No matter how much you opine the outcome is not going to change, the end users have spoken in what they want in their user agent.

> If Netflix doesn't work in the browser users aren't going to lean back in their chairs and think fondly of the freedom fighter jchw that protected them from working against their own interests, they are going to open Edge and watch Netflix.

Or maybe (hopefully) they download popcorn time instead

Yes... that's pretty much exactly what I said. Users will indeed just do what they need to do to watch Netflix, whether or not DRM is good for them or the web platform.

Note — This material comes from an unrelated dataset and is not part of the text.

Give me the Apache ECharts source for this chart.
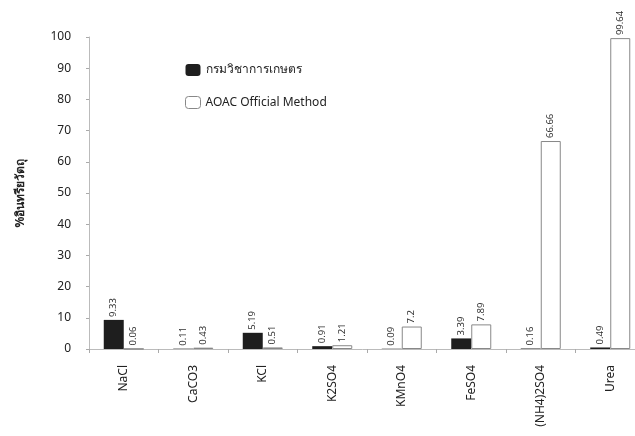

> Secondly, users don't really get a choice. Users are fucked because browsers implement features like DRM and websites hard-depend on them. So the user is no longer choosing whether or not to enable DRM, but whether or not they can watch Netflix on their laptop. User agents should not put users in predicaments like this where they are forced to make choices against their own interests. This is one of those situations where nuance is necessary.

That's why it shouldn't be a part of the web platform in the first place. Because we shouldn't force users to make choices against their own interests.

Here are some other examples of where we shouldn't force users to make choices against their own interests:

- Users should not have to give up their rights to be able to access legally-mandated warranty services or replacement parts.

- Users should not be forced to accept being tracked.

- Users should not be forced to forfeit their right to be a part of a class action lawsuit to use a product or service.

Try as you might, you're never going to convince anyone that the free market will just magically make all of the incentives align and make "the right choice", these are things that ultimately have to be solved with policy. The closest thing to "policy" on the web is standards, and W3C put EME in the standards despite widespread outcry, and that's why we're at where we're at.

Now the thing is, we have DRM in browsers, but we still don't have Web Environment Integrity, a complete and utter bastardization of the open web that would've made it cryptographically impossible for an open source browser to really meaningfully exist (since compiling it yourself would likely make it impossible for you to e.g. do banking or watch Twitch streams, since it would then fail attestation.) The reason we don't have WEI is because it was widely rejected by the community. Not because users made a choice.

It's nice to think that you can just leave it to the users to pick and they'll always do the right thing, but at the end of the day most people don't have time to care about DRM or WEI. Most people are not technical and just simply don't have the capacity in their day to be concerned about things like that. That's why it's literally the job of people who do have that capacity to fight for the user's best interests and try to avoid users being put into positions where they are basically guaranteed to be fucked.

And frankly, we're not winning the fight.

(This is no different from anything else. The vast majority of people can't be expected to fight for e.g. free speech rights either; it's always going to be a minority of people who hold the line.)

  • >It's nice to think that you can just leave it to the users to pick and they'll always do the right thing,

    >it's literally the job of people who do have that capacity to fight for the user's best interests

    A user agent should not be concerned about "doing the right thing", that's none of its business. You are proposing a developer agent, not a user agent.

    • "Doing the right thing" for the user's best interests is the job of the user agent. It's just that simple. Giving the user a "choice" by implementing anti-features that they will be coerced into using by abusive websites is not really much of a choice. What you're really building there is a website agent, with a side of deception to make it sound like it's actually good for the user. Coincidentally, Google makes a nice website agent called Chrome that serves their needs for advertising quite well.

      This is also now the third time in this reply chain where I will point out that I am objecting to the inclusion of DRM technology in web standards, where this pitiful semantic debate about what a user agent is for doesn't even apply in the first place. What is fit for the open web platform and respective standards has nothing to do with decisions made by user agent developers. I am not going to point this out again. Further replies that try to drag this semantic debate out are just going to go ignored by me.